The Democratic National Convention is among us. This week, delegates, celebrities, politicians, and reporters will head to Philadelphia, Pennsylvania where delegates will be counted and Hillary Clinton will presumably be announced at the party's presidential nominee. But one important person to the Democratic Party will be missing from the convention's stage — Debbie Wasserman Schultz. And if people are unaware about what happened on Friday, some might be wondering — why won't Debbie Wasserman Schultz speak at the DNC?
The Chairwoman of the Democratic National Convention will no longer take the stage and speak or preside over the Democratic National Convention, despite her role in the DNC. Party officials made the decision on Saturday in light of the controversy that currently surrounds Wasserman Schultz and other heads of the DNC. What exactly am I talking about? On Friday, Wikileaks released over 20,000 emails from the DNC servers that didn't necessarily paint Wasserman Schultz in the best light. Romper has reached out to the DNC with a request for comment.
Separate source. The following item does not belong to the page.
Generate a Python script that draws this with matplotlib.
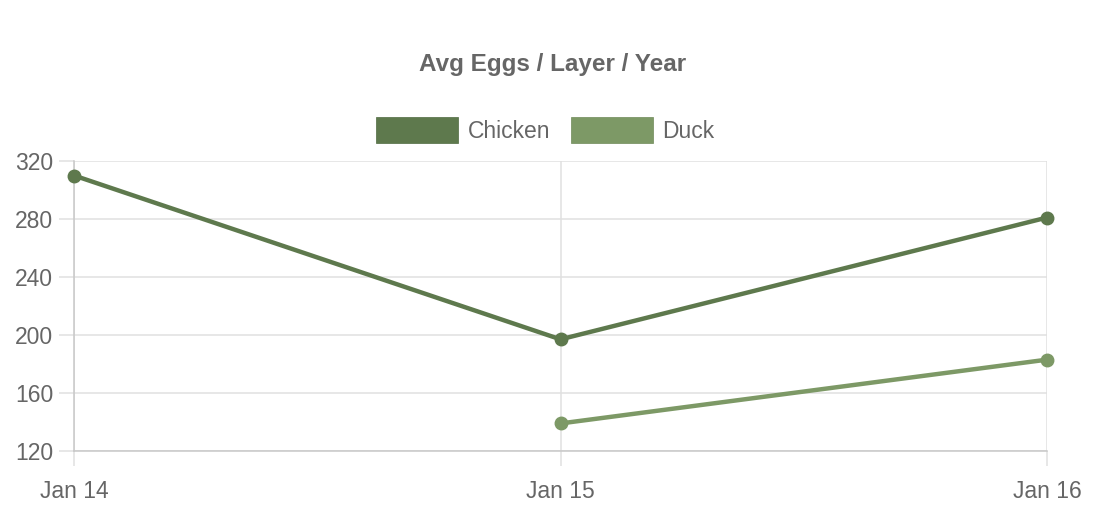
import matplotlib
matplotlib.use("Agg")
import matplotlib.pyplot as plt
from matplotlib.patches import Patch

# data
years = ["Jan 14", "Jan 15", "Jan 16"]
chicken = [310, 197, 281]
duck = [None, 139, 183]
y_ticks = [120, 160, 200, 240, 280, 320]

CHICKEN_COLOR = "#5e794d"
DUCK_COLOR = "#7d9966"
TEXT_COLOR = "#666666"

plt.rcParams["font.family"] = ["Liberation Sans", "DejaVu Sans"]

fig = plt.figure(figsize=(11.06, 5.30), dpi=100)
ax = fig.add_axes([74 / 1106, 1 - 451 / 530, (1047 - 74) / 1106, (451 - 161) / 530])

x = list(range(len(years)))
ax.plot(x, chicken, color=CHICKEN_COLOR, lw=3.2, marker="o", ms=9, zorder=3,
        solid_capstyle="round", clip_on=False)
duck_x = [i for i, v in zip(x, duck) if v is not None]
duck_y = [v for v in duck if v is not None]
ax.plot(duck_x, duck_y, color=DUCK_COLOR, lw=3.2, marker="o", ms=9, zorder=3,
        solid_capstyle="round", clip_on=False)

ax.set_xlim(0, len(years) - 1)
ax.set_ylim(120, 320)
ax.set_xticks(x)
ax.set_xticklabels(years)
ax.set_yticks(y_ticks)

ax.grid(True, color="#e0e0e0", lw=1.1, zorder=0)
ax.set_axisbelow(True)
for side in ["top", "right"]:
    ax.spines[side].set_visible(False)
for side in ["left", "bottom"]:
    ax.spines[side].set_color("#c8c8c8")
    ax.spines[side].set_linewidth(1.1)

ax.tick_params(axis="both", colors="#e0e0e0", labelcolor=TEXT_COLOR,
               labelsize=16.5, length=11, width=1.1)
ax.tick_params(axis="y", pad=4)
ax.tick_params(axis="x", pad=10)

fig.text(0.5, 1 - 64 / 530, "Avg Eggs / Layer / Year", ha="center", va="center",
         fontsize=17.5, fontweight="bold", color=TEXT_COLOR)

handles = [Patch(facecolor=CHICKEN_COLOR, edgecolor="#4f6a40", lw=0.5, label="Chicken"),
           Patch(facecolor=DUCK_COLOR, edgecolor="#6e8a58", lw=0.5, label="Duck")]
fig.legend(handles=handles, loc="center", bbox_to_anchor=(0.493, 1 - 130 / 530),
           ncol=2, frameon=False, fontsize=16.5, labelcolor=TEXT_COLOR,
           handlelength=3.6, handleheight=1.4, handletextpad=0.4,
           columnspacing=0.9)

fig.savefig("out.png", dpi=100, facecolor="white")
While all of the emails released did not "contain any bombshells", they did show that the DNC (who was supposed to remain neutral) had allegedly heavily favored Hillary Clinton and described Bernie Sanders' primary campaign as "a mess." At a time where unity and support is so crucial for the Democratic Party and Clinton campaign, the alleged emails allowed Sanders supporter's to believe that they could not put their trust in the party.
What's more, the emails revealed that Wasserman Schultz allegedly did not believe that Sanders would be elected president, that she reportedly referred to Donald Trump as a "sexist pig," and that she pressured MSNBC after it criticized her of her treatment of Sanders. The emails also revealed that Wasserman Schultz allegedly tried to score seven tickets to Hamilton for her and her college roommates. See? Even the chairwoman of the DNC is concerned about getting Hamilton tickets, just like the rest of us.
On Sunday, Bernie Sanders called for Wasserman Schultz to step down from her position and involvement in the DNC. Telling CNN:
I don't think she is qualified to be the chair of the DNC not only for these awful emails, which revealed the prejudice of the DNC, but also because we need a party that reaches out to working people and young people, and I don't think her leadership style is doing that.
In May, Wasserman Schultz made headlines as Democrats allegedly discussed dropping her from the chairwoman position before the convention in July. According to The Hill, people were worried she had become "too divisive of a figure to unify the party."
These emails have confirmed those fears, but the decision to not allow Wasserman Schultz preside over or speak at the convention might prove that Democratic Party officials are trying to bring unity to the party after all.